Source excerpt:
......

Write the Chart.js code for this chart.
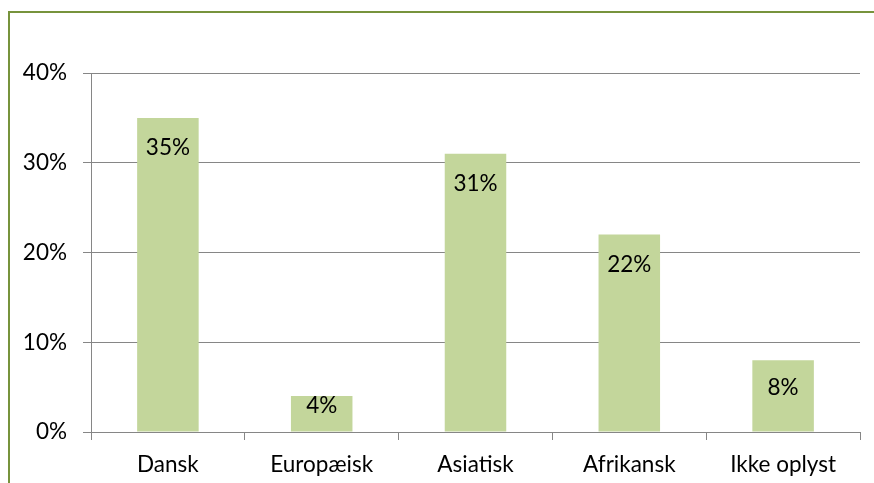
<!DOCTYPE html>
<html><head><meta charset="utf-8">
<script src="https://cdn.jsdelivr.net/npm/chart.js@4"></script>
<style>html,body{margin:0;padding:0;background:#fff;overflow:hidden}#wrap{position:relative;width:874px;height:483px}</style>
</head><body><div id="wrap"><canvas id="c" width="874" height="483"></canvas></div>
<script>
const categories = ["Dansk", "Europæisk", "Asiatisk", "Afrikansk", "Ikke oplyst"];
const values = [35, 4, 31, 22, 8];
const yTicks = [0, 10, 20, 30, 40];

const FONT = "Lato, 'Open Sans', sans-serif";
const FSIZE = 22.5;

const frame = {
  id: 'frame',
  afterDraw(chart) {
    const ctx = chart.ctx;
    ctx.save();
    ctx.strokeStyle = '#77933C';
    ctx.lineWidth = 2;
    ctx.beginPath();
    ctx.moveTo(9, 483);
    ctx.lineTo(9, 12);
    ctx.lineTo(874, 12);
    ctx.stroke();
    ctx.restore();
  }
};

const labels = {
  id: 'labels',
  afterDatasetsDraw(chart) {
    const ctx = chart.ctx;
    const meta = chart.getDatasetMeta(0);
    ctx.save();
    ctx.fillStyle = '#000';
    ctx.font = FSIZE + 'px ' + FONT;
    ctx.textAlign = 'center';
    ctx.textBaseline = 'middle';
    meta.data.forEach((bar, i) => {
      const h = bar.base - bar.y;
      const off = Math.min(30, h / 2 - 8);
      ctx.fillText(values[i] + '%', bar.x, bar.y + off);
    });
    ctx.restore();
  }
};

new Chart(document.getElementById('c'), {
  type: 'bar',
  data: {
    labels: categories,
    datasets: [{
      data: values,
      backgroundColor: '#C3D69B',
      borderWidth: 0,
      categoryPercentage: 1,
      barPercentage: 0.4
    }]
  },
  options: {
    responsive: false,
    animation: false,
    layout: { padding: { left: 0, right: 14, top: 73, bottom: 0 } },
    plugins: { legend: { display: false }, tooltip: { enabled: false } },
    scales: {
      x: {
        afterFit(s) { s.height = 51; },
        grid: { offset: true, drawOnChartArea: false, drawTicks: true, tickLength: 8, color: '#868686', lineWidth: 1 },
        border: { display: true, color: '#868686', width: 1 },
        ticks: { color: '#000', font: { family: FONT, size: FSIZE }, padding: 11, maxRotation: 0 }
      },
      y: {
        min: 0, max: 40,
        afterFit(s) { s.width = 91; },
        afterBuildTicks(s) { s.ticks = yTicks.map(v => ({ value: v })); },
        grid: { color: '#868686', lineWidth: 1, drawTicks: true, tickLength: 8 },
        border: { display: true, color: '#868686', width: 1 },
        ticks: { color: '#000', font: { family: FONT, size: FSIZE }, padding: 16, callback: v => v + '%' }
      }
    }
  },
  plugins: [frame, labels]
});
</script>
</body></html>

......

Directions:
Repeat the material above in full and unchanged, minus its images.

Result below:
Write the Chart.js code for this chart.
<!DOCTYPE html>
<html><head><meta charset="utf-8">
<script src="https://cdn.jsdelivr.net/npm/chart.js@4"></script>
<style>html,body{margin:0;padding:0;background:#fff;overflow:hidden}#wrap{position:relative;width:874px;height:483px}</style>
</head><body><div id="wrap"><canvas id="c" width="874" height="483"></canvas></div>
<script>
const categories = ["Dansk", "Europæisk", "Asiatisk", "Afrikansk", "Ikke oplyst"];
const values = [35, 4, 31, 22, 8];
const yTicks = [0, 10, 20, 30, 40];

const FONT = "Lato, 'Open Sans', sans-serif";
const FSIZE = 22.5;

const frame = {
  id: 'frame',
  afterDraw(chart) {
    const ctx = chart.ctx;
    ctx.save();
    ctx.strokeStyle = '#77933C';
    ctx.lineWidth = 2;
    ctx.beginPath();
    ctx.moveTo(9, 483);
    ctx.lineTo(9, 12);
    ctx.lineTo(874, 12);
    ctx.stroke();
    ctx.restore();
  }
};

const labels = {
  id: 'labels',
  afterDatasetsDraw(chart) {
    const ctx = chart.ctx;
    const meta = chart.getDatasetMeta(0);
    ctx.save();
    ctx.fillStyle = '#000';
    ctx.font = FSIZE + 'px ' + FONT;
    ctx.textAlign = 'center';
    ctx.textBaseline = 'middle';
    meta.data.forEach((bar, i) => {
      const h = bar.base - bar.y;
      const off = Math.min(30, h / 2 - 8);
      ctx.fillText(values[i] + '%', bar.x, bar.y + off);
    });
    ctx.restore();
  }
};

new Chart(document.getElementById('c'), {
  type: 'bar',
  data: {
    labels: categories,
    datasets: [{
      data: values,
      backgroundColor: '#C3D69B',
      borderWidth: 0,
      categoryPercentage: 1,
      barPercentage: 0.4
    }]
  },
  options: {
    responsive: false,
    animation: false,
    layout: { padding: { left: 0, right: 14, top: 73, bottom: 0 } },
    plugins: { legend: { display: false }, tooltip: { enabled: false } },
    scales: {
      x: {
        afterFit(s) { s.height = 51; },
        grid: { offset: true, drawOnChartArea: false, drawTicks: true, tickLength: 8, color: '#868686', lineWidth: 1 },
        border: { display: true, color: '#868686', width: 1 },
        ticks: { color: '#000', font: { family: FONT, size: FSIZE }, padding: 11, maxRotation: 0 }
      },
      y: {
        min: 0, max: 40,
        afterFit(s) { s.width = 91; },
        afterBuildTicks(s) { s.ticks = yTicks.map(v => ({ value: v })); },
        grid: { color: '#868686', lineWidth: 1, drawTicks: true, tickLength: 8 },
        border: { display: true, color: '#868686', width: 1 },
        ticks: { color: '#000', font: { family: FONT, size: FSIZE }, padding: 16, callback: v => v + '%' }
      }
    }
  },
  plugins: [frame, labels]
});
</script>
</body></html>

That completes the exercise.